I shot those photographs!
Ah, XixaX. The only place that gets me. I felt exactly the same way about this movie (should we be worried about that?). It was sufficiently weird and has a great cast, but in the end it just wasn't compelling. The third act draaaags and doesn't land anywhere. I almost turned my phone on to check the time. And yet when Boots Riley makes another movie, I'll be there.
The soundtrack dropped! Just as WAVEY as the flick ~
LEVEL IT UP!
I'm glad a movie this ambitious, singular and weird can still get a wide release and have people see and talk about it. Love Tessa Thompson in everything, normally really like Lakeith but felt like his performance needed something here. I lost the emotional thread on the story pretty early and agree that it didn't quite work for me. I'm glad it exists, just felt like Boots was aiming for Putney Swope/Network by Jonze/Gondry but not sure the talent is there yet.
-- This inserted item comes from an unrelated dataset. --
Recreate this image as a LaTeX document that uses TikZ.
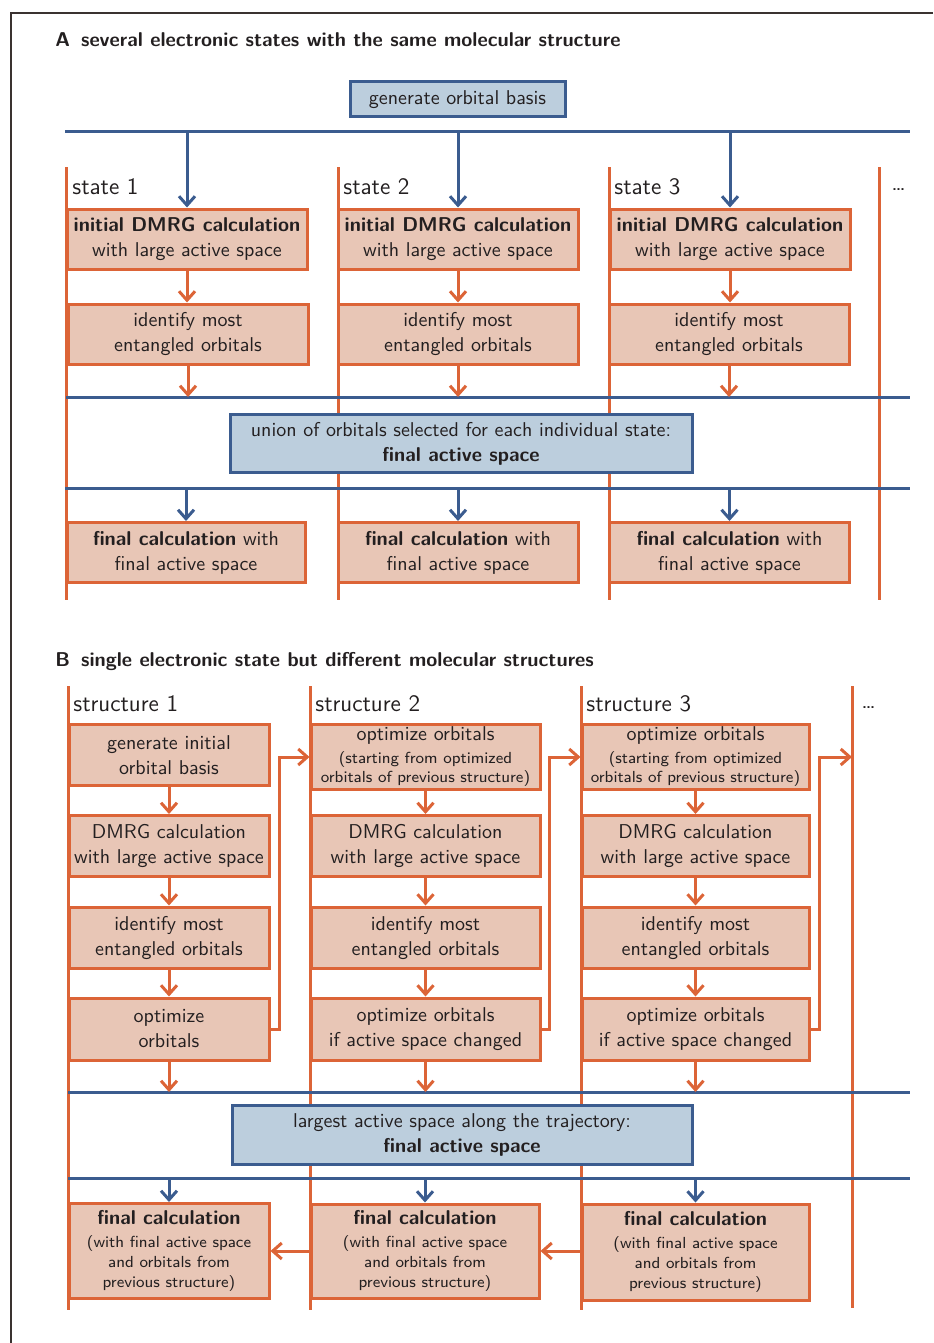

Quote from: wilberfan on July 18, 2018, 02:52:12 PMthe terrible syncing of the 'white voices'. That's the central conceit of the film, and you can't get it dubbed any better than that?
I also could not get past this problem. Poorly synced sound is one of my pet peeves, and it was uniformly awful in this movie. Really a shame.
But in the end I have to admit I really enjoyed the film. I agree the pacing leaves much to be desired — the last act could have been super intense with tighter editing — but it sort of works as a reflection of things being uneasy and out of balance in the film's universe.
As I've been hearing more and more complaints about the movie going "off the rails," I've just had a feeling that part was going to work for me. And it did.
Definitely not a perfect film, but it's also not trying to be. It just wants you to get its message (Capitalism must end) and have some fun receiving it.
Saw the film in August at Arclight Hollywood with seven of my friends. Late night, normal screening; we thought we'd be the only audience members but Lakeith Stanfield was there as well, cracking up at his own line delivery. Spoke to him afterwards: he gave us each a hug and said, "Glad you guys are weirdos and liked the film."